Sharon Markowitz, marketing manager for the Law Offices of Aaron Katsman in Valley Stream, N.Y., pairs PR giveaways with several networking events the firm hosts each year. The firm, which specializes in real estate law, holds events that get local real-estate professionals talking.
To make the gatherings especially memorable, Markowitz builds all the events around a theme. “Last year we did a March Madness networking event, and I gave out a lot of items with a basketball theme,” she said.
If you’d like to take your story on the road, PRNews offers simple steps to help you make industry connections at a networking event:
- Come prepared with objectives. Know what you want to get out of the event. Are you looking to meet as many people as possible? Or are you looking to forge a relationship with one or two key players in your industry? Going in with a plan will help you build the right connections.

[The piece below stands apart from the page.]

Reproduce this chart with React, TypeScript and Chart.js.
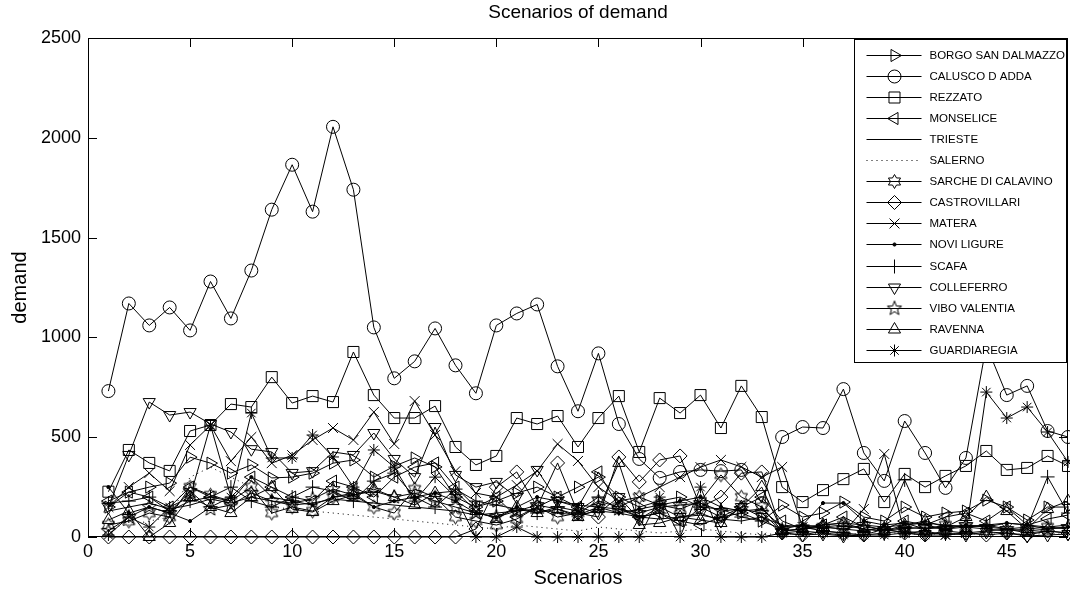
import React, { useEffect, useRef } from 'react';
import { Chart, registerables } from 'chart.js';
import { drawPoint } from 'chart.js/helpers';

Chart.register(...registerables);

const FONT = '"Liberation Sans", Arial, Helvetica, sans-serif';

const chartTitle = 'Scenarios of demand';
const xAxisTitle = 'Scenarios';
const yAxisTitle = 'demand';

const scenarios = [1, 2, 3, 4, 5, 6, 7, 8, 9, 10, 11, 12, 13, 14, 15, 16, 17, 18, 19, 20, 21, 22, 23, 24, 25, 26, 27, 28, 29, 30, 31, 32, 33, 34, 35, 36, 37, 38, 39, 40, 41, 42, 43, 44, 45, 46, 47, 48];
const xTicks = [0, 5, 10, 15, 20, 25, 30, 35, 40, 45];
const yTicks = [0, 500, 1000, 1500, 2000, 2500];

const seriesNames = [
  'BORGO SAN DALMAZZO', 'CALUSCO D ADDA', 'REZZATO', 'MONSELICE', 'TRIESTE', 'SALERNO',
  'SARCHE DI CALAVINO', 'CASTROVILLARI', 'MATERA', 'NOVI LIGURE', 'SCAFA', 'COLLEFERRO',
  'VIBO VALENTIA', 'RAVENNA', 'GUARDIAREGIA',
];

const borgo = [150, 225, 250, 270, 400, 370, 320, 361, 296, 300, 320, 370, 386, 300, 355, 396, 351, 200, 150, 180, 220, 250, 200, 250, 300, 200, 150, 180, 200, 150, 100, 120, 80, 160, 100, 120, 175, 100, 80, 150, 100, 120, 130, 185, 150, 85, 150, 150];
const calusco = [731, 1170, 1060, 1150, 1035, 1280, 1095, 1335, 1640, 1865, 1630, 2055, 1740, 1050, 795, 880, 1045, 860, 720, 1060, 1120, 1165, 855, 630, 920, 566, 391, 296, 326, 336, 330, 336, 170, 501, 551, 546, 741, 421, 281, 581, 421, 246, 396, 960, 711, 757, 531, 501];
const rezzato = [227, 436, 371, 331, 531, 561, 666, 651, 801, 671, 706, 676, 927, 711, 596, 596, 656, 451, 361, 406, 596, 566, 606, 451, 596, 706, 426, 696, 621, 711, 546, 757, 601, 250, 175, 235, 290, 341, 175, 316, 250, 306, 356, 431, 336, 346, 406, 356];
const monselice = [180, 225, 200, 150, 250, 200, 180, 300, 250, 200, 180, 280, 250, 200, 300, 350, 371, 250, 150, 200, 100, 150, 200, 150, 326, 150, 100, 120, 80, 60, 100, 150, 200, 80, 40, 60, 100, 50, 40, 80, 60, 100, 120, 80, 150, 60, 90, 110];
const trieste = [130, 150, 170, 140, 160, 190, 170, 200, 180, 160, 170, 190, 180, 170, 160, 150, 140, 130, 110, 120, 130, 140, 120, 110, 130, 120, 100, 90, 100, 110, 90, 80, 100, 60, 50, 60, 70, 60, 50, 60, 70, 60, 50, 60, 70, 60, 50, 60];
const salerno = [50, 60, 80, 100, 300, 350, 300, 250, 150, 140, 130, 120, 110, 100, 90, 80, 70, 60, 50, 40, 60, 50, 40, 30, 50, 40, 30, 20, 30, 40, 30, 20, 10, 20, 10, 20, 10, 20, 30, 10, 20, 10, 20, 10, 20, 10, 20, 10];
const sarche = [60, 80, 120, 100, 250, 210, 180, 250, 120, 150, 130, 200, 220, 150, 120, 240, 200, 100, 80, 60, 90, 150, 100, 120, 180, 150, 200, 160, 140, 180, 311, 200, 150, 30, 40, 50, 60, 40, 30, 50, 40, 60, 50, 40, 30, 40, 50, 40];
const castrovillari = [0, 0, 0, 0, 0, 0, 0, 0, 0, 0, 0, 0, 0, 0, 0, 0, 0, 0, 40, 250, 326, 150, 371, 120, 100, 401, 276, 386, 406, 150, 200, 320, 326, 20, 10, 30, 20, 10, 40, 20, 10, 30, 20, 10, 20, 10, 30, 20];
const matera = [150, 250, 320, 230, 461, 560, 380, 501, 370, 410, 486, 546, 486, 626, 466, 681, 511, 330, 220, 200, 260, 330, 466, 381, 250, 180, 200, 250, 300, 350, 386, 351, 300, 351, 50, 30, 20, 140, 416, 20, 30, 10, 20, 30, 40, 20, 30, 20];
const noviLigure = [250, 120, 150, 120, 80, 150, 200, 300, 200, 180, 160, 200, 210, 150, 180, 200, 220, 180, 120, 100, 150, 200, 180, 160, 150, 120, 140, 160, 180, 200, 150, 130, 140, 50, 60, 170, 170, 80, 60, 70, 40, 50, 60, 50, 70, 60, 40, 50];
const scafa = [170, 180, 200, 130, 180, 200, 250, 180, 150, 200, 250, 230, 180, 280, 320, 200, 150, 240, 180, 160, 140, 120, 150, 130, 200, 140, 100, 120, 60, 150, 140, 100, 80, 40, 60, 50, 40, 30, 50, 286, 60, 40, 50, 60, 40, 50, 301, 120];
const colleferro = [150, 411, 676, 611, 626, 566, 526, 440, 426, 321, 330, 426, 411, 521, 391, 300, 551, 311, 250, 276, 200, 336, 180, 150, 120, 200, 90, 150, 100, 120, 80, 150, 100, 20, 10, 15, 5, 10, 20, 30, 15, 20, 10, 25, 20, 5, 10, 15];
const vibo = [30, 100, 150, 120, 230, 140, 160, 220, 180, 170, 190, 240, 210, 230, 200, 220, 180, 150, 120, 100, 130, 160, 140, 110, 150, 140, 120, 150, 160, 170, 130, 140, 120, 30, 40, 50, 40, 60, 30, 40, 50, 40, 60, 50, 40, 30, 40, 50];
const ravenna = [85, 130, 0, 70, 200, 150, 120, 200, 250, 140, 125, 180, 210, 240, 200, 160, 220, 230, 130, 90, 150, 120, 140, 100, 140, 371, 60, 70, 100, 85, 70, 150, 250, 30, 40, 60, 70, 40, 30, 60, 80, 50, 100, 200, 130, 40, 140, 180];
const guardiaregia = [10, 100, 50, 150, 200, 560, 200, 621, 396, 396, 511, 401, 250, 436, 350, 180, 300, 200, 0, 0, 50, 0, 0, 0, 0, 0, 0, 200, 0, 250, 0, 0, 0, 20, 30, 20, 10, 10, 10, 20, 10, 10, 20, 726, 596, 651, 526, 376];

const seriesValues = [borgo, calusco, rezzato, monselice, trieste, salerno, sarche, castrovillari, matera, noviLigure, scafa, colleferro, vibo, ravenna, guardiaregia];

function makeStar(points: number, innerRatio: number, R: number): HTMLCanvasElement {
  const size = Math.ceil(R * 2 + 3);
  const c = document.createElement('canvas');
  c.width = size;
  c.height = size;
  const ctx = c.getContext('2d')!;
  ctx.strokeStyle = '#000';
  ctx.lineWidth = 1;
  ctx.beginPath();
  for (let k = 0; k < points * 2; k++) {
    const r = k % 2 === 0 ? R : R * innerRatio;
    const a = -Math.PI / 2 + (k * Math.PI) / points;
    const x = size / 2 + r * Math.cos(a);
    const y = size / 2 + r * Math.sin(a);
    if (k === 0) ctx.moveTo(x, y);
    else ctx.lineTo(x, y);
  }
  ctx.closePath();
  ctx.stroke();
  return c;
}

export default function App() {
  const canvasRef = useRef<HTMLCanvasElement | null>(null);

  useEffect(() => {
    document.body.style.margin = '0';
    const canvas = canvasRef.current;
    if (!canvas) return;

    const hexagram = makeStar(6, 0.5774, 7);
    const pentagram = makeStar(5, 0.42, 7.5);

    const styles: any[] = [
      { pointStyle: 'triangle', rotation: 90, radius: 7 },
      { pointStyle: 'circle', rotation: 0, radius: 6.5 },
      { pointStyle: 'rect', rotation: 0, radius: 7.8 },
      { pointStyle: 'triangle', rotation: -90, radius: 7 },
      { pointStyle: false, rotation: 0, radius: 0 },
      { pointStyle: false, rotation: 0, radius: 0, dash: [1, 4] },
      { pointStyle: hexagram, rotation: 0, radius: 7 },
      { pointStyle: 'rectRot', rotation: 0, radius: 7 },
      { pointStyle: 'crossRot', rotation: 0, radius: 7 },
      { pointStyle: 'circle', rotation: 0, radius: 1.6, fill: true },
      { pointStyle: 'cross', rotation: 0, radius: 7 },
      { pointStyle: 'triangle', rotation: 180, radius: 7 },
      { pointStyle: pentagram, rotation: 0, radius: 7 },
      { pointStyle: 'triangle', rotation: 0, radius: 7 },
      { pointStyle: 'star', rotation: 0, radius: 6 },
    ];

    const datasets = seriesNames.map((name, i) => {
      const st = styles[i];
      return {
        label: name,
        data: scenarios.map((x, j) => ({ x, y: seriesValues[i][j] })),
        borderColor: '#000',
        borderWidth: 1,
        borderDash: st.dash || [],
        pointStyle: st.pointStyle,
        pointRotation: st.rotation,
        pointRadius: st.radius,
        pointBorderColor: '#000',
        pointBackgroundColor: st.fill ? '#000' : 'rgba(0,0,0,0)',
        pointBorderWidth: 1,
        tension: 0,
        fill: false,
        clip: false,
      };
    });

    const decorPlugin = {
      id: 'matlabDecor',
      afterDraw(chart: any) {
        const ctx = chart.ctx as CanvasRenderingContext2D;
        const a = chart.chartArea;
        const xs = chart.scales.x;
        const ys = chart.scales.y;
        ctx.save();
        ctx.strokeStyle = '#000';
        ctx.lineWidth = 1;
        // box
        ctx.strokeRect(Math.round(a.left) + 0.5, Math.round(a.top) + 0.5, Math.round(a.right - a.left) - 1, Math.round(a.bottom - a.top) - 1);
        // inward ticks
        const tl = 9;
        ctx.beginPath();
        xTicks.forEach((v) => {
          const px = Math.round(xs.getPixelForValue(v)) + 0.5;
          ctx.moveTo(px, a.bottom);
          ctx.lineTo(px, a.bottom - tl);
          ctx.moveTo(px, a.top);
          ctx.lineTo(px, a.top + tl);
        });
        yTicks.forEach((v) => {
          const py = Math.round(ys.getPixelForValue(v)) + 0.5;
          ctx.moveTo(a.left, py);
          ctx.lineTo(a.left + tl, py);
          ctx.moveTo(a.right, py);
          ctx.lineTo(a.right - tl, py);
        });
        ctx.stroke();

        // titles
        ctx.fillStyle = '#000';
        ctx.textAlign = 'center';
        ctx.textBaseline = 'middle';
        ctx.font = `19px ${FONT}`;
        ctx.fillText(chartTitle, (a.left + a.right) / 2, 13);
        ctx.font = `20px ${FONT}`;
        ctx.fillText(xAxisTitle, (a.left + a.right) / 2, 578);
        ctx.save();
        ctx.translate(20, (a.top + a.bottom) / 2);
        ctx.rotate(-Math.PI / 2);
        ctx.fillText(yAxisTitle, 0, 0);
        ctx.restore();

        // legend box
        const lw = 212;
        const lh = 323;
        const lx = Math.round(a.right - lw - 2) + 0.5;
        const ly = Math.round(a.top + 1) + 0.5;
        ctx.fillStyle = '#fff';
        ctx.fillRect(lx, ly, lw, lh);
        ctx.strokeStyle = '#000';
        ctx.strokeRect(lx, ly, lw, lh);
        const step = 21.1;
        chart.data.datasets.forEach((ds: any, i: number) => {
          const y = Math.round(ly + 15 + i * step) + 0.5;
          ctx.save();
          ctx.strokeStyle = '#000';
          ctx.lineWidth = 1;
          ctx.setLineDash(ds.borderDash || []);
          ctx.beginPath();
          ctx.moveTo(lx + 12, y);
          ctx.lineTo(lx + 67, y);
          ctx.stroke();
          ctx.setLineDash([]);
          if (ds.pointStyle) {
            ctx.fillStyle = ds.pointBackgroundColor;
            ctx.strokeStyle = '#000';
            drawPoint(ctx, {
              pointStyle: ds.pointStyle,
              rotation: ds.pointRotation,
              radius: ds.pointRadius,
              borderWidth: 1,
            } as any, lx + 40, y);
          }
          ctx.restore();
          ctx.fillStyle = '#000';
          ctx.textAlign = 'left';
          ctx.textBaseline = 'middle';
          ctx.font = `11.5px ${FONT}`;
          ctx.fillText(ds.label, lx + 75, y + 0.5);
        });
        ctx.restore();
      },
    };

    const chart = new Chart(canvas, {
      type: 'line',
      data: { datasets: datasets as any },
      options: {
        animation: false,
        responsive: false,
        devicePixelRatio: 1,
        events: [],
        layout: { autoPadding: false, padding: { top: 38, right: 2, left: 0, bottom: 0 } },
        plugins: {
          legend: { display: false },
          title: { display: false },
          tooltip: { enabled: false },
        },
        scales: {
          x: {
            type: 'linear',
            min: 0,
            max: 48,
            afterFit: (s: any) => { s.height = 57; s.paddingRight = 0; s.paddingLeft = 0; },
            afterBuildTicks: (s: any) => { s.ticks = xTicks.map((v) => ({ value: v })); },
            grid: { display: false, drawTicks: false },
            border: { display: false },
            ticks: { font: { family: FONT, size: 18 }, color: '#000', padding: 4, maxRotation: 0, autoSkip: false, callback: (v: any) => String(v) },
          },
          y: {
            type: 'linear',
            min: 0,
            max: 2500,
            afterFit: (s: any) => { s.width = 88; },
            afterBuildTicks: (s: any) => { s.ticks = yTicks.map((v) => ({ value: v })); },
            grid: { display: false, drawTicks: false },
            border: { display: false },
            ticks: { font: { family: FONT, size: 18 }, color: '#000', padding: 7, autoSkip: false, callback: (v: any) => String(v) },
          },
        },
      } as any,
      plugins: [decorPlugin],
    });

    return () => chart.destroy();
  }, []);

  return (
    <div style={{ width: 1070, height: 594, background: '#fff' }}>
      <canvas ref={canvasRef} width={1070} height={594} style={{ display: 'block', width: 1070, height: 594 }} />
    </div>
  );
}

- Follow up. Reach out to those you meet by dropping them an email or connecting on social media. At one event, Markowitz gave away an overnight bag, complete with a brown teddy bear. “We raffled it away as part of a gift basket,” she said. “And then we asked the winner to pick it up at our offices, so they got a nice prize, and we got to spend some time getting to know each other better.”
- Practice your networking skills. If you’re new to networking, practice introducing yourself to a friendly face, the person selling you coffee, or the person behind the desk at the library. And when you go to networking events, carry an interesting book or accessory to make it easy for people to ask questions to break the ice.
Great storytelling builds your brand
People love a good story. When you have a best seller, use converged media and PR giveaways to tell your amazing tale. Good luck!